Daily News Roundup: USTFCCCA Excellence in Communication Award
Jesse Squire

The USTFCCCA, the national coaches’ association, announced this new award yesterday.

The efforts of athletics communications representatives at schools and conferences around the nation are crucial in generating interest and exposure for the sports of collegiate track & field and cross country, and beginning in 2014 the U.S. Track & Field and Cross Country Coaches Association (USTFCCCA) will honor those efforts.

To me, this is not just the usual self-congratulatory award. The work college sports communications staff does is essential to the health of college track, which in turn has a huge impact on the health of track and field as a whole in this country.

Among the criteria considered for the award:
*Exhibiting consistent, innovative, high-quality coverage of the sport
*Demonstrating a record of improving coverage and public awareness in the area/campus, etc.
*Taking risks with their decisions in hopes of increasing awareness of the sport
*Providing excellence in professionalism in interactions with the media, coaches and student-athletes.
*Effectively and cleverly utilizing multimedia and social media
*Bringing understanding to an individual/subject/cause through excellence in feature writing, producing or promoting

The difference between the good and the bad in this area is huge. Most college sports fans are fans of a single college (and aren’t like me–I troll dozens of college websites looking for information) and boring coverage and communications will insure that none of them follow the track and cross country teams. I can’t tell you how many meet previews don’t even mention who the home team will be facing, and too many treat track and field as some sort of performance art measured only by the stopwatch or measuring tape rather than a sport concerned with winning and losing.

An example of an excellent meet preview is Kentucky’s write-up on this weekend’s Rod McCravy Memorial Meet. It succinctly answers the five W’s–who, what, where, when and why–but most importantly, it answers the last one: why should I come watch this meet? It tells you about the Kentucky stars and who they’ll face, and it tells you about marquis matchups that don’t involve Wildcats. For example, defending NCAA hurdle champion Eddie Lovett of Florida will run against Ohio State’s Demoye Bogle, the 2014 collegiate leader in the event.

News

Runner’s World’s Morning Report has all of yesterday’s news: Alan Webb switching from the track to triathlon, London Marathon’s loaded women’s field announced.

The three-meet British Athletics Series has sold out. The meets are this weekend’s four-nation international match in Glasgow, the British Championships, and the Sainsbury’s Indoor Grand Prix.
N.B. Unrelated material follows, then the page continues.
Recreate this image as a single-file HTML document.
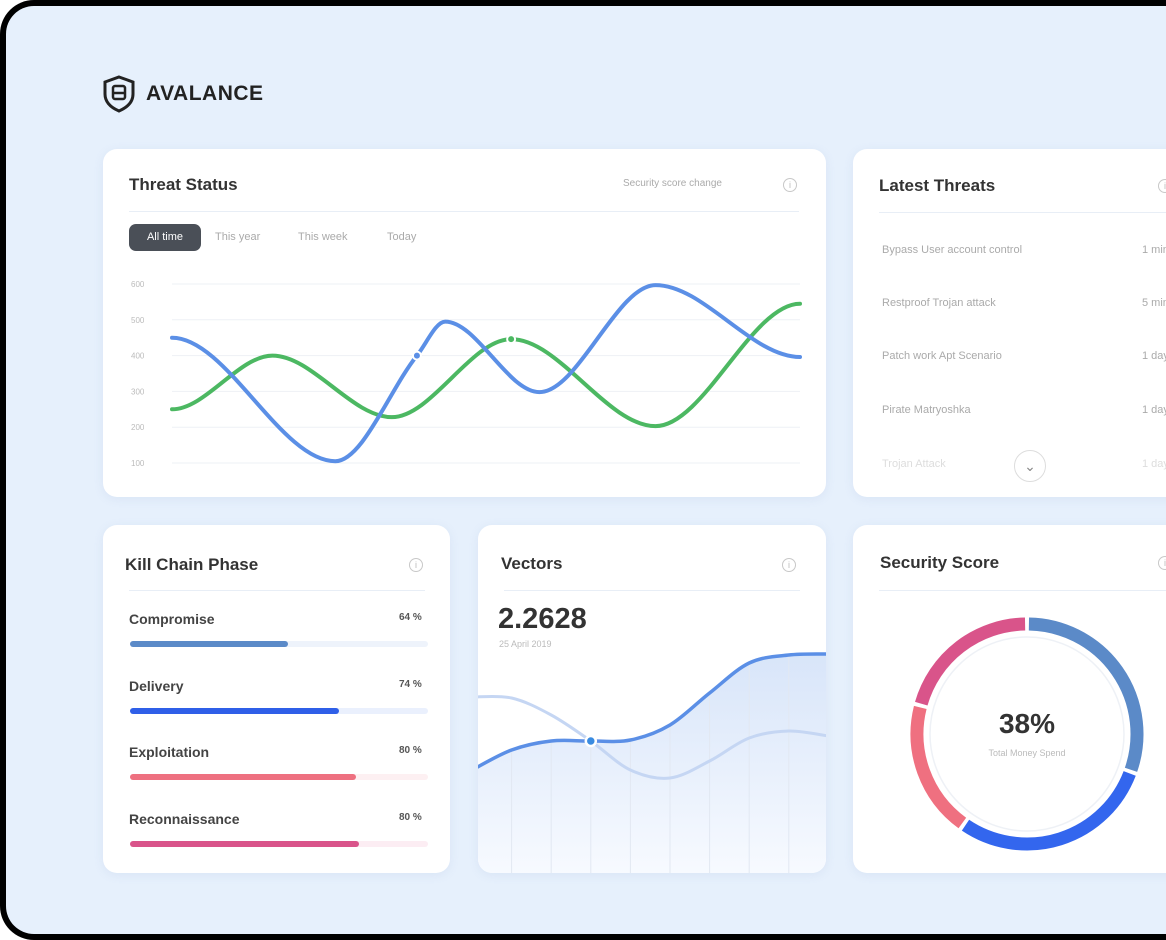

British Athletics is calling this “a record number of fans” and it looks like they’ve done what most national federations haven’t been able to do: maintain public interest in track and field in the wake of the Summer Olympics.
More from British Athletics

Competitor Group, the company that puts on the Rock N’ Roll marathons and half marathons, has reversed course and reinstated its elite runner financial support program. This comes less than six months after announcing the program’s elimination.
More from Runner’s World

The Tokyo Marathon announced its professional fields today. For the most part, it’s the leftovers after the London and Boston marathons feasted on the most desirable talent. Tokyo was made the sixth World Marathon Major last year but still feels kind of second-tier.
More from Japan Running News

The Seattle-based Brooks Beasts track club will run a 4×800 relay against the New Jersey-New York Track Club at the New Balance Indoor Grand Prix, and they’re shooting for a world record. The team will consist of Matt Scherer, Mark Wieczorek, Cas Loxsom and Nick Symmonds, and the NJNYTC team will include Robby Andrews. The collective indoor PRs of the Brooks foursome is faster than the current indoor world record (7:13.98). I hope they don’t lead off with Scherer–he might forget and step off after 600 meters.
More from the New Balance Indoor Grand Prix

Spikes Mag talks to Mary Cain, who is like Usain Bolt in that her competitions are visible expressions of joy.
More from Spikes Mag

What would life be without beer? Prague would not have its running mall, and Guinness would not keep track of bizarre 100 meter world records.

What to watch

The Standard Chartered Dubai Marathon begins tonight at 10:00pm Eastern time
IAAF preview | Race info and live stream

Video of the day

Via Hammer Media, a documentary on the Irish Whales, the dominant throwers of the early 20th-century. In Irish with English subtitles; read Martin Bingisser’s accompanying piece here.

Comments

  1. USTFCCCA’s award parallel’s TAFWA’s longstanding Sam Skinner award (see http://tafwa.org/awards/sam-skinner-award/ ) which frequently went to SIDs (e.g. the Arkansas staffer who handled their run of NCAA Indoor hosts in the mid-2000s). Collegiate sports information has professionalized tremendously in the last 20 years and it’s fair to say there are more full-time media professionals writing about track in a collegiate sports info setting than in “independent” media. Encouraging the best of them, establishing role models, and encouraging them to understand the sport is a big deal; they’re on the front lines.